ANSW. The punishments of sin in this world, are either inward as blindness of mind, a reprobate sense, strong delusions, hardness of heart, horror of conscience, and vile affections; or outward, as the curse of God upon the creatures for our sakes, and all other evils that befall us in our bodies, names, estates, relations, and employments, together with death itself. QUEST. XXIX. What are the punishments of sin in the world to come?
ANSW. The punishments of sin in the world to come, are everlasting separation from the comfortable presence of God, and most grievous torments in soul and body, without intermission, in hell-fire for ever.
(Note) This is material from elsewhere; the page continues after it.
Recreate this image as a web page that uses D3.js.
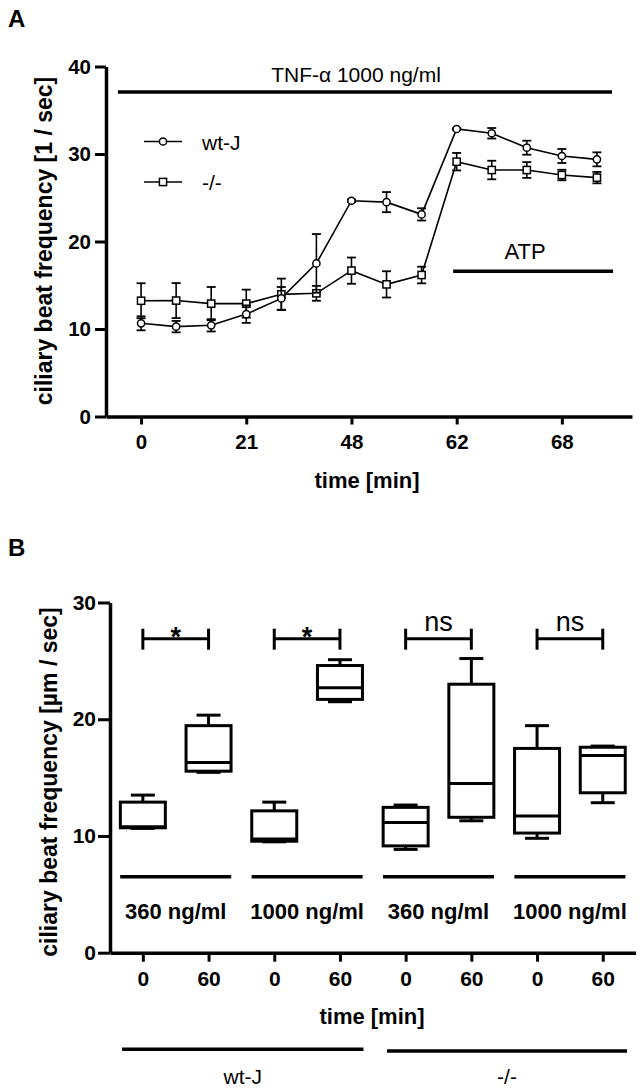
<!DOCTYPE html>
<html><head><meta charset="utf-8">
<script src="https://cdn.jsdelivr.net/npm/d3@7"></script>
<style>body{margin:0;background:#fff}svg{display:block}text{font-family:"Liberation Sans",Arial,sans-serif;fill:#000}</style>
</head><body>
<script>
// ---------- Panel A data ----------
const timeIndex = [0,1,2,3,4,5,6,7,8,9,10,11,12,13];
const timeTickIndex = [0,3,6,9,12];
const timeTickLabels = ["0","21","48","62","68"];
const wtMean = [10.65,10.27,10.42,11.7,13.5,17.5,24.66,24.5,23.1,32.86,32.37,30.72,29.77,29.39];
const wtErr  = [0.8,0.65,0.7,1.0,1.3,3.35,0.15,1.15,0.7,0.1,0.6,0.8,0.8,0.8];
const koMean = [13.23,13.25,12.9,12.9,13.96,14.08,16.67,15.1,16.17,29.12,28.17,28.17,27.6,27.3];
const koErr  = [2.0,2.0,1.9,1.6,1.8,0.85,1.5,1.5,0.95,1.0,1.06,0.9,0.6,0.65];
const yTicksA = [0,10,20,30,40];

// ---------- Panel B data ----------
const boxTimeLabels = ["0","60","0","60","0","60","0","60"];
const bMin = [10.65,15.45,9.5,21.5,8.85,11.3,9.8,12.85];
const bQ1  = [10.7,15.55,9.55,21.7,9.15,11.6,10.25,13.7];
const bMed = [10.8,16.3,9.75,22.7,11.15,14.5,11.7,16.9];
const bQ3  = [12.9,19.45,12.15,24.6,12.45,23.0,17.5,17.6];
const bMax = [13.5,20.35,12.9,25.1,12.65,25.2,19.45,17.7];
const doseLabels = ["360 ng/ml","1000 ng/ml","360 ng/ml","1000 ng/ml"];
const sigLabels = ["*","*","ns","ns"];
const groupLabels = ["wt-J","-/-"];
const yTicksB = [0,10,20,30];

const W = 644, H = 1091;
const svg = d3.select("body").append("svg").attr("width", W).attr("height", H);

// ================= Panel A =================
const xA = d3.scaleLinear().domain([-1, 14]).range([106, 632]);
const yA = d3.scaleLinear().domain([0, 40]).range([416.5, 66.5]);

svg.append("text").attr("x", 8).attr("y", 27).attr("font-size", 24).attr("font-weight", "bold").text("A");

const axA_y = svg.append("g").attr("transform", "translate(106,0)")
  .call(d3.axisLeft(yA).tickValues(yTicksA).tickSize(11).tickSizeOuter(0).tickPadding(4));
const axA_x = svg.append("g").attr("transform", "translate(0,416.5)")
  .call(d3.axisBottom(xA).tickValues(timeTickIndex).tickSize(8).tickSizeOuter(0).tickPadding(10)
    .tickFormat((d, i) => timeTickLabels[i]));
[axA_y, axA_x].forEach(g => {
  g.select(".domain").attr("stroke-width", 3.5).attr("stroke", "#000");
  g.selectAll(".tick line").attr("stroke-width", 3).attr("stroke", "#000");
  g.selectAll(".tick text").attr("font-size", 20.5).attr("font-weight", "bold")
    .attr("font-family", "Liberation Sans, Arial, sans-serif").attr("fill", "#000");
});

svg.append("text").attr("transform", "translate(52,241) rotate(-90)").attr("text-anchor", "middle")
  .attr("font-size", 23).attr("font-weight", "bold").text("ciliary beat frequency [1 / sec]");
svg.append("text").attr("x", 367).attr("y", 488).attr("text-anchor", "middle")
  .attr("font-size", 22).attr("font-weight", "bold").text("time [min]");

// annotation bars
svg.append("line").attr("x1", xA(-0.66)).attr("x2", xA(13.43)).attr("y1", yA(37.1)).attr("y2", yA(37.1))
  .attr("stroke", "#000").attr("stroke-width", 3.5);
svg.append("text").attr("x", 356).attr("y", 82).attr("text-anchor", "middle").attr("font-size", 21)
  .text("TNF-α 1000 ng/ml");
svg.append("line").attr("x1", xA(8.9)).attr("x2", xA(13.46)).attr("y1", yA(16.6)).attr("y2", yA(16.6))
  .attr("stroke", "#000").attr("stroke-width", 3.5);
svg.append("text").attr("x", 525).attr("y", 259).attr("text-anchor", "middle").attr("font-size", 22).text("ATP");

function drawSeries(mean, err, shape) {
  const g = svg.append("g");
  const line = d3.line().x((d, i) => xA(timeIndex[i])).y(d => yA(d));
  g.append("path").datum(mean).attr("d", line).attr("fill", "none").attr("stroke", "#000").attr("stroke-width", 1.6);
  timeIndex.forEach((t, i) => {
    const x = xA(t), y1 = yA(mean[i] + err[i]), y2 = yA(mean[i] - err[i]);
    g.append("line").attr("x1", x).attr("x2", x).attr("y1", y1).attr("y2", y2).attr("stroke", "#000").attr("stroke-width", 1.6);
    [y1, y2].forEach(y => g.append("line").attr("x1", x - 4.5).attr("x2", x + 4.5).attr("y1", y).attr("y2", y)
      .attr("stroke", "#000").attr("stroke-width", 1.8));
  });
  timeIndex.forEach((t, i) => marker(g, xA(t), yA(mean[i]), shape));
}
function marker(g, x, y, shape) {
  if (shape === "circle") {
    g.append("circle").attr("cx", x).attr("cy", y).attr("r", 3.6).attr("fill", "#fff").attr("stroke", "#000").attr("stroke-width", 1.5);
  } else {
    g.append("rect").attr("x", x - 3.6).attr("y", y - 3.6).attr("width", 7.2).attr("height", 7.2)
      .attr("fill", "#fff").attr("stroke", "#000").attr("stroke-width", 1.5);
  }
}
drawSeries(koMean, koErr, "square");
drawSeries(wtMean, wtErr, "circle");

// legend
[["wt-J", "circle", 141.5], ["-/-", "square", 182]].forEach(([lab, shp, y]) => {
  const g = svg.append("g");
  g.append("line").attr("x1", 144).attr("x2", 182).attr("y1", y).attr("y2", y).attr("stroke", "#000").attr("stroke-width", 1.6);
  marker(g, 163, y, shp);
  g.append("text").attr("x", 202).attr("y", y + 8).attr("font-size", 21).text(lab);
});

// ================= Panel B =================
const xB = d3.scaleLinear().domain([-0.5, 7.5]).range([110, 635.6]);
const yB = d3.scaleLinear().domain([0, 30]).range([952.7, 602.5]);
const boxIdx = [0,1,2,3,4,5,6,7];

svg.append("text").attr("x", 8).attr("y", 556).attr("font-size", 24).attr("font-weight", "bold").text("B");

const axB_y = svg.append("g").attr("transform", "translate(110,0)")
  .call(d3.axisLeft(yB).tickValues(yTicksB).tickSize(12).tickSizeOuter(0).tickPadding(2));
const axB_x = svg.append("g").attr("transform", "translate(0,952.7)")
  .call(d3.axisBottom(xB).tickValues(boxIdx).tickSize(9).tickSizeOuter(0).tickPadding(9)
    .tickFormat((d, i) => boxTimeLabels[i]));
[axB_y, axB_x].forEach(g => {
  g.select(".domain").attr("stroke-width", 3.5).attr("stroke", "#000");
  g.selectAll(".tick line").attr("stroke-width", 3).attr("stroke", "#000");
  g.selectAll(".tick text").attr("font-size", 21).attr("font-weight", "bold")
    .attr("font-family", "Liberation Sans, Arial, sans-serif").attr("fill", "#000");
});

svg.append("text").attr("transform", "translate(57,782) rotate(-90)").attr("text-anchor", "middle")
  .attr("font-size", 23).attr("font-weight", "bold").text("ciliary beat frequency [µm / sec]");
svg.append("text").attr("x", 372).attr("y", 1024).attr("text-anchor", "middle")
  .attr("font-size", 22).attr("font-weight", "bold").text("time [min]");

// boxes
const bw = 22.5, cw = 12;
boxIdx.forEach(i => {
  const g = svg.append("g").attr("stroke", "#000").attr("stroke-width", 3).attr("fill", "none");
  const x = xB(i);
  g.append("line").attr("x1", x).attr("x2", x).attr("y1", yB(bMax[i])).attr("y2", yB(bQ3[i]));
  g.append("line").attr("x1", x).attr("x2", x).attr("y1", yB(bQ1[i])).attr("y2", yB(bMin[i]));
  g.append("line").attr("x1", x - cw).attr("x2", x + cw).attr("y1", yB(bMax[i])).attr("y2", yB(bMax[i]));
  g.append("line").attr("x1", x - cw).attr("x2", x + cw).attr("y1", yB(bMin[i])).attr("y2", yB(bMin[i]));
  g.append("rect").attr("x", x - bw).attr("width", 2 * bw).attr("y", yB(bQ3[i])).attr("height", yB(bQ1[i]) - yB(bQ3[i]));
  g.append("line").attr("x1", x - bw).attr("x2", x + bw).attr("y1", yB(bMed[i])).attr("y2", yB(bMed[i]));
});

// significance brackets
sigLabels.forEach((lab, k) => {
  const a = xB(2 * k), b = xB(2 * k + 1), y = yB(26.9);
  const g = svg.append("g").attr("stroke", "#000").attr("stroke-width", 3);
  g.append("line").attr("x1", a).attr("x2", b).attr("y1", y).attr("y2", y);
  g.append("line").attr("x1", a).attr("x2", a).attr("y1", y - 10).attr("y2", y + 11);
  g.append("line").attr("x1", b).attr("x2", b).attr("y1", y - 10).attr("y2", y + 11);
  if (lab === "*") {
    svg.append("text").attr("x", (a + b) / 2).attr("y", 646).attr("text-anchor", "middle")
      .attr("font-size", 27).attr("font-weight", "bold").text(lab);
  } else {
    svg.append("text").attr("x", (a + b) / 2).attr("y", 631).attr("text-anchor", "middle")
      .attr("font-size", 27).text(lab);
  }
});

// dose lines and labels
doseLabels.forEach((lab, k) => {
  const a = xB(2 * k - 0.345), b = xB(2 * k + 1.345), y = yB(6.5);
  svg.append("line").attr("x1", a).attr("x2", b).attr("y1", y).attr("y2", y).attr("stroke", "#000").attr("stroke-width", 3.5);
  svg.append("text").attr("x", xB(2 * k + 0.5)).attr("y", 918.5).attr("text-anchor", "middle")
    .attr("font-size", 22).attr("font-weight", "bold").text(lab);
});

// group lines
const groupSpan = [[-0.317, 3.358, 1049.3], [3.716, 7.37, 1051]];
groupLabels.forEach((lab, k) => {
  const [s, e, y] = groupSpan[k];
  svg.append("line").attr("x1", xB(s)).attr("x2", xB(e)).attr("y1", y).attr("y2", y).attr("stroke", "#000").attr("stroke-width", 3.5);
  svg.append("text").attr("x", (xB(s) + xB(e)) / 2).attr("y", 1084).attr("text-anchor", "middle").attr("font-size", 21).text(lab);
});
</script>
</body></html>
N the former of these answers, we have an account of those punishments which sin exposes men to in this world. These are distinguished as being either inward or outward, personal or relative; of which, those that are styled outward, which more especially respect our condition in the world, as we are liable to many adverse dispensations of providence therein, and are generally reckoned, by sinners, the greatest, as they are most sensible while they groan under the many evils and miseries which befall them, in their bodies, names, estates, relations, and employments, and they end in death, the most formidable of all evils; though, in reality, the punishments of sin, which are styled inward, such as blindness of mind, hardness of heart, &c. how little soever they are regarded by those who fall under them, by reason of that stupidity, which is the natural consequence thereof: yet they are, by far, the greatest and most dreaded by all, who truly fear God, and see things in a just light being duly affected with that which would render them most miserable in the end.
Here we shall consider,
First, Those punishments that are called inward, which respect either the understanding, will, conscience, or affections. Accordingly,
1. We are said to be exposed to blindness of mind: This the apostle describes in a most moving way, when he speaks of the Gentiles, as walking in the vanity of their mind, having the understanding darkened, being alienated from the life of God, through the ignorance that is in them, because of the blindness of their heart, Eph. iv. 17, 18. Ignorance and error are defects of the understanding, whereby it is not able to find out, nor desirous to enquire after the way of truth and peace; and accordingly the apostle says, The way of peace have they not known,
Rom. iii. 17. and by reason hereof, we are naturally inclined to deny those doctrines, which are of the greatest importance, namely, such as more immediately concern the glory of God, and our own salvation. This ignorance is certainly most dangerous, and cannot be exempted from the charge of sin, much more when we are judicially left to it, as a punishment for other sins committed by us.
2. Another punishment of sin, mentioned in this answer, is strong delusion, which is the consequence of the former. This is taken from the apostle's words, For this cause God shall send them strong delusion, that they should believe a lie, 2 Thess. ii. 11. the meaning of which is nothing else but this, that God' suffers them, who receive not the love of the truth, but take pleasure in unrighteousness, to be deluded, by denying them that spiritual and saving illumination, which would have effectually prevented it. Now, that we may consider what the apostle means by these strong delusions, we may observe, that every error, or mistake in lesser matters of religion, is not intended hereby; for then few or none, would be exempted from this judgment; but it includes in it a person's entertaining the most abominable absurdities in matters of religion, which are contrary to the divine perfections, and the whole tenor of scripture, and subversive of those truths, which are of the greatest importance; or, when persons pretend to revelations, or are turned away from the truth by giving credit to the amusements of signs, and lying wonders; with which Antichrist is said to come, after the working of Satan; and the consequence hereof is, that they believe a lye, which they suppose to be confirmed hereby.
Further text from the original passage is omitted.